There was a student demonstration taking place that day, to protest against the abolition of grants. College was cancelled, and we were to march on Westminster. We had breakfast at the Camberwell Grill in Camberwell Green. There isn’t much green in Camberwell. It’s grey, mainly. The café was all red and yellow plastic. We didn’t ever have enough money to go out for dinner, but breakfast was cheap. There were the four of us - Paul, Graham, myself and Jason. Paul was still interested in tomato sauces. So was Graham. Graham squirted ketchup all over his food. Paul and Graham both saw the possibilities of tomatoes as art, but they were different types of artist. Paul wanted to create the essence of tomato and Graham wanted to make pretty patterns.

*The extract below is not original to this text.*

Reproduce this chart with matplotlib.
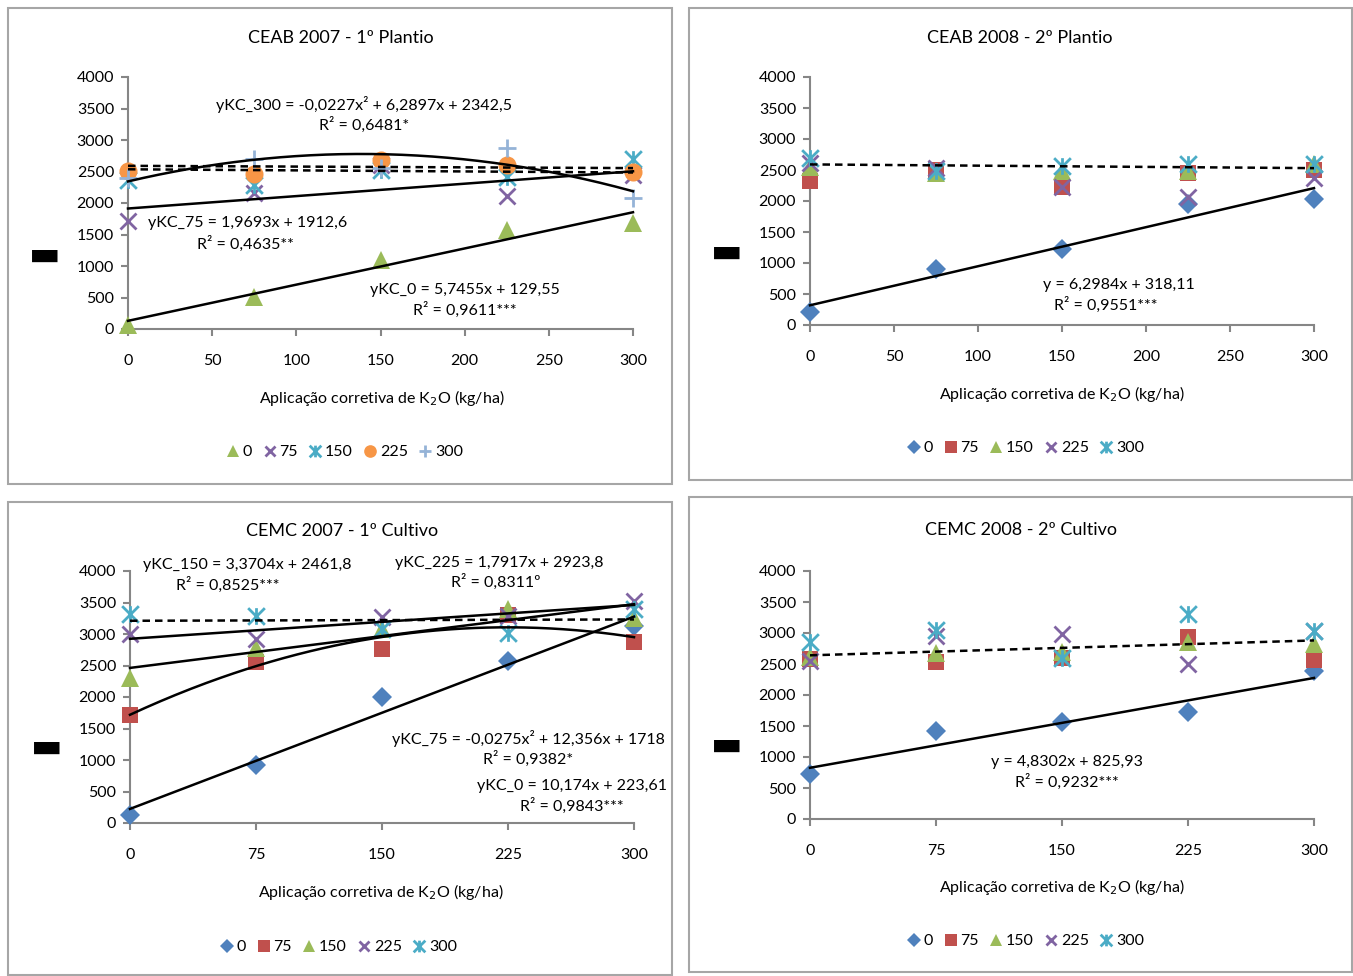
import numpy as np
import matplotlib
matplotlib.use("Agg")
import matplotlib.pyplot as plt
from matplotlib.path import Path
from matplotlib.lines import Line2D
from matplotlib.patches import Rectangle

plt.rcParams['font.family'] = ['Lato', 'DejaVu Sans']

W, H = 1353, 976

# ---------------- data ----------------
doses = [0, 75, 150, 225, 300]

# Panel 1: CEAB 2007 - 1º Plantio
p1_kc0 = [60, 510, 1100, 1575, 1680]
p1_kc75 = [1715, 2160, 2600, 2110, 2450]
p1_kc150 = [2370, 2280, 2530, 2420, 2700]
p1_kc225 = [2510, 2460, 2690, 2600, 2500]
p1_kc300 = [2400, 2700, 2550, 2880, 2080]

# Panel 2: CEAB 2008 - 2º Plantio
p2_kc0 = [215, 900, 1225, 1955, 2035]
p2_kc75 = [2330, 2500, 2230, 2450, 2500]
p2_kc150 = [2550, 2450, 2480, 2480, 2600]
p2_kc225 = [2620, 2530, 2220, 2060, 2370]
p2_kc300 = [2700, 2480, 2560, 2590, 2600]

# Panel 3: CEMC 2007 - 1º Cultivo
p3_kc0 = [130, 925, 2000, 2575, 3130]
p3_kc75 = [1720, 2560, 2760, 3300, 2870]
p3_kc150 = [2300, 2780, 3080, 3400, 3250]
p3_kc225 = [3000, 2920, 3270, 3280, 3530]
p3_kc300 = [3320, 3280, 3080, 3010, 3400]

# Panel 4: CEMC 2008 - 2º Cultivo
p4_kc0 = [725, 1420, 1565, 1725, 2385]
p4_kc75 = [2580, 2530, 2600, 2930, 2570]
p4_kc150 = [2620, 2670, 2700, 2860, 2830]
p4_kc225 = [2550, 2950, 2980, 2500, 3040]
p4_kc300 = [2850, 3050, 2600, 3300, 3030]

# regression coefficients (highest power first)
p1_fit_kc0 = [5.7455, 129.55]
p1_fit_kc75 = [1.9693, 1912.6]
p1_fit_kc300 = [-0.0227, 6.2897, 2342.5]
p1_dash_a = [-0.12, 2590]
p1_dash_b = [-0.17, 2535]
p2_fit_kc0 = [6.2984, 318.11]
p2_dash = [-0.2, 2590]
p3_fit_kc0 = [10.174, 223.61]
p3_fit_kc75 = [-0.0275, 12.356, 1718]
p3_fit_kc150 = [3.3704, 2461.8]
p3_fit_kc225 = [1.7917, 2923.8]
p3_dash = [0.07, 3210]
p4_fit_kc0 = [4.8302, 825.93]
p4_dash = [0.8, 2640]

titles = ["CEAB 2007 - 1º Plantio", "CEAB 2008 - 2º Plantio",
          "CEMC 2007 - 1º Cultivo", "CEMC 2008 - 2º Cultivo"]
xlabel = "Aplicação corretiva de K$_2$O (kg/ha)"
legend_labels = ["0", "75", "150", "225", "300"]

# ---------------- styles ----------------
BLUE, RED, GREEN, PURPLE, TEAL = '#4F81BD', '#C0504D', '#9BBB59', '#8064A2', '#4BACC6'
ORANGE, LBLUE = '#F79646', '#95B3D7'
GRAY = '#868686'

star = Path([(-1, -1), (1, 1), (-1, 1), (1, -1), (0, -1), (0, 1)],
            [Path.MOVETO, Path.LINETO, Path.MOVETO, Path.LINETO, Path.MOVETO, Path.LINETO])

STY = {
    'tri': dict(marker='^', color=GREEN, ms=13, mew=0),
    'x': dict(marker='x', color=PURPLE, ms=11, mew=2),
    'star': dict(marker=star, color=TEAL, ms=12, mew=2),
    'circ': dict(marker='o', color=ORANGE, ms=13, mew=0),
    'plus': dict(marker='+', color=LBLUE, ms=13, mew=2),
    'dia': dict(marker='D', color=BLUE, ms=10, mew=0),
    'sq': dict(marker='s', color=RED, ms=11.5, mew=0),
}


def fx(px):
    return px / W


def fy(py):
    return 1 - py / H


fig = plt.figure(figsize=(W / 100, H / 100), dpi=100)

# panel borders
for (x0, y0, x1, y1) in [(8, 8, 672, 484), (689, 8, 1352, 480), (8, 502, 672, 975), (689, 497, 1352, 972)]:
    fig.patches.append(Rectangle((fx(x0), fy(y1)), fx(x1) - fx(x0), fy(y0) - fy(y1),
                                 transform=fig.transFigure, fill=False, ec='#A6A6A6', lw=1.5))

panels = [
    dict(rect=(128, 77, 633, 329), xt=[0, 50, 100, 150, 200, 250, 300],
         series=[(p1_kc0, 'tri'), (p1_kc75, 'x'), (p1_kc150, 'star'), (p1_kc225, 'circ'), (p1_kc300, 'plus')],
         fits=[p1_fit_kc0, p1_fit_kc75, p1_fit_kc300], dashes=[p1_dash_a, p1_dash_b],
         title=(341, 38), xl=(382, 398), leg=(344, 452), yb=(45, 255),
         texts=[(140, 3570, "yKC_300 = -0,0227x² + 6,2897x + 2342,5"), (140, 3240, "R² = 0,6481*"),
                (71, 1690, "yKC_75 = 1,9693x + 1912,6"), (70, 1350, "R² = 0,4635**"),
                (200, 620, "yKC_0 = 5,7455x + 129,55"), (200, 300, "R² = 0,9611***")]),
    dict(rect=(810, 77, 1314, 325), xt=[0, 50, 100, 150, 200, 250, 300],
         series=[(p2_kc0, 'dia'), (p2_kc75, 'sq'), (p2_kc150, 'tri'), (p2_kc225, 'x'), (p2_kc300, 'star')],
         fits=[p2_fit_kc0], dashes=[p2_dash],
         title=(1020, 38), xl=(1062, 394), leg=(1025, 448), yb=(727, 252),
         texts=[(184, 645, "y = 6,2984x + 318,11"), (176, 323, "R² = 0,9551***")]),
    dict(rect=(130, 571, 634, 823), xt=[0, 75, 150, 225, 300],
         series=[(p3_kc0, 'dia'), (p3_kc75, 'sq'), (p3_kc150, 'tri'), (p3_kc225, 'x'), (p3_kc300, 'star')],
         fits=[p3_fit_kc0, p3_fit_kc75, p3_fit_kc150, p3_fit_kc225], dashes=[p3_dash],
         title=(342, 531), xl=(381, 892), leg=(338, 947), yb=(47, 747),
         texts=[(70, 4095, "yKC_150 = 3,3704x + 2461,8"), (58, 3780, "R² = 0,8525***"),
                (220, 4125, "yKC_225 = 1,7917x + 2923,8"), (218, 3825, "R² = 0,8311º"),
                (237, 1335, "yKC_75 = -0,0275x² + 12,356x + 1718"), (237, 1015, "R² = 0,9382*"),
                (263, 585, "yKC_0 = 10,174x + 223,61"), (263, 270, "R² = 0,9843***")]),
    dict(rect=(810, 571, 1314, 819), xt=[0, 75, 150, 225, 300],
         series=[(p4_kc0, 'dia'), (p4_kc75, 'sq'), (p4_kc150, 'tri'), (p4_kc225, 'x'), (p4_kc300, 'star')],
         fits=[p4_fit_kc0], dashes=[p4_dash],
         title=(1021, 530), xl=(1062, 887), leg=(1025, 941), yb=(727, 745),
         texts=[(153, 920, "y = 4,8302x + 825,93"), (153, 597, "R² = 0,9232***")]),
]

xx = np.linspace(0, 300, 200)
for i, p in enumerate(panels):
    x0, y0, x1, y1 = p['rect']
    ax = fig.add_axes([fx(x0), fy(y1), fx(x1) - fx(x0), fy(y0) - fy(y1)])
    ax.set_xlim(0, 300)
    ax.set_ylim(0, 4000)
    for s in ['top', 'right']:
        ax.spines[s].set_visible(False)
    for s in ['left', 'bottom']:
        ax.spines[s].set_color(GRAY)
        ax.spines[s].set_linewidth(1.5)
    ax.set_yticks(np.arange(0, 4001, 500))
    ax.set_xticks(p['xt'])
    ax.tick_params(axis='x', direction='out', length=5, width=1.5, color=GRAY, pad=13, labelsize=11.5)
    ax.tick_params(axis='y', direction='out', length=5, width=1.5, color=GRAY, pad=5, labelsize=11.5)
    ax.patch.set_alpha(0)

    handles = []
    for vals, key in p['series']:
        st = STY[key]
        ax.plot(doses, vals, ls='none', marker=st['marker'], color=st['color'],
                ms=st['ms'], mew=st['mew'], clip_on=False, zorder=3)
        handles.append(Line2D([], [], ls='none', marker=st['marker'], color=st['color'],
                              ms=st['ms'] * 0.7, mew=st['mew']))
    for c in p['fits']:
        ax.plot(xx, np.polyval(c, xx), color='black', lw=1.8, zorder=4, clip_on=False)
    for c in p['dashes']:
        ax.plot(xx, np.polyval(c, xx), color='black', lw=1.8, ls=(0, (3, 2)), zorder=4, clip_on=False)
    for tx, ty, s in p['texts']:
        ax.text(tx, ty, s, ha='center', va='center', fontsize=11.5, zorder=5)

    fig.text(fx(p['title'][0]), fy(p['title'][1]), titles[i], ha='center', va='center', fontsize=13)
    fig.text(fx(p['xl'][0]), fy(p['xl'][1]), xlabel, ha='center', va='center', fontsize=11.5)
    fig.text(fx(p['yb'][0]), fy(p['yb'][1]), "▬", ha='center', va='center', fontsize=24,
             family='DejaVu Sans', color='black')
    ax.legend(handles, legend_labels, loc='center', bbox_to_anchor=(fx(p['leg'][0]), fy(p['leg'][1])),
              bbox_transform=fig.transFigure, ncol=5, frameon=False, handletextpad=0.1,
              columnspacing=0.6, handlelength=1.0, fontsize=11.5, borderpad=0)

fig.savefig("out.png", dpi=100)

It was quite rowdy when we got to Waterloo. There was a good turnout, thousands of students. All the colleges in London had closed for the day. There were placards and banners and people were chanting, and singing, ‘The students united will never be defeated.’ The march came to a standstill. We couldn’t work out why. The tense and menacing atmosphere was gradually building into a physical uprising. Everyone was shouting and jeering. It was very noisy and exciting. We pushed our way down to the front, like at a concert. There was a line of police defending the end of Waterloo Bridge. They didn’t want thousands of rebelling students going anywhere near the Houses of Parliament on the other side of the river. A police helmet was being thrown high in the air around the crowd. Every time it soared there was a huge round of applause and cheering. Down at the front it was a perilous crush with everyone shoving from behind. I reached out and grabbed a helmet and flung it in the air. There was a big cheer from behind as I felt the hands of many police officers seize me. As I was wrenched bodily from the mob a dozen more hands from the crowd grabbed my arms to pull me back in. I was on my back on top of a sea of people with the police on my feet and the students on the other end playing tug-of-war with my body. I kicked my feet, got one leg free and lost a shoe as I hauled the other leg from the arms of the law. I disappeared back into the throng with the police swearing and the students cheering. You needed two shoes that day, especially when the riot police arrived. The riot police are like a branch of the army, really. You can’t fight them. It’s time to go home when they arrive. Nobody did, though. The police were on horseback and they galloped at the crowd. People were crushed and some were quite badly hurt. Speccy girls reading botany at Bedford New College or anyone who happened to be in the way got charged and flattened. A few people hung around throwing things but it had certainly broken the crowd up. I couldn’t find my shoe, or Graham. It was a big day, though, and we were mates after that. I’d liked Graham from the moment I saw him. He was cool. Everyone doing art was cool, but Graham was the coolest and he floated around college.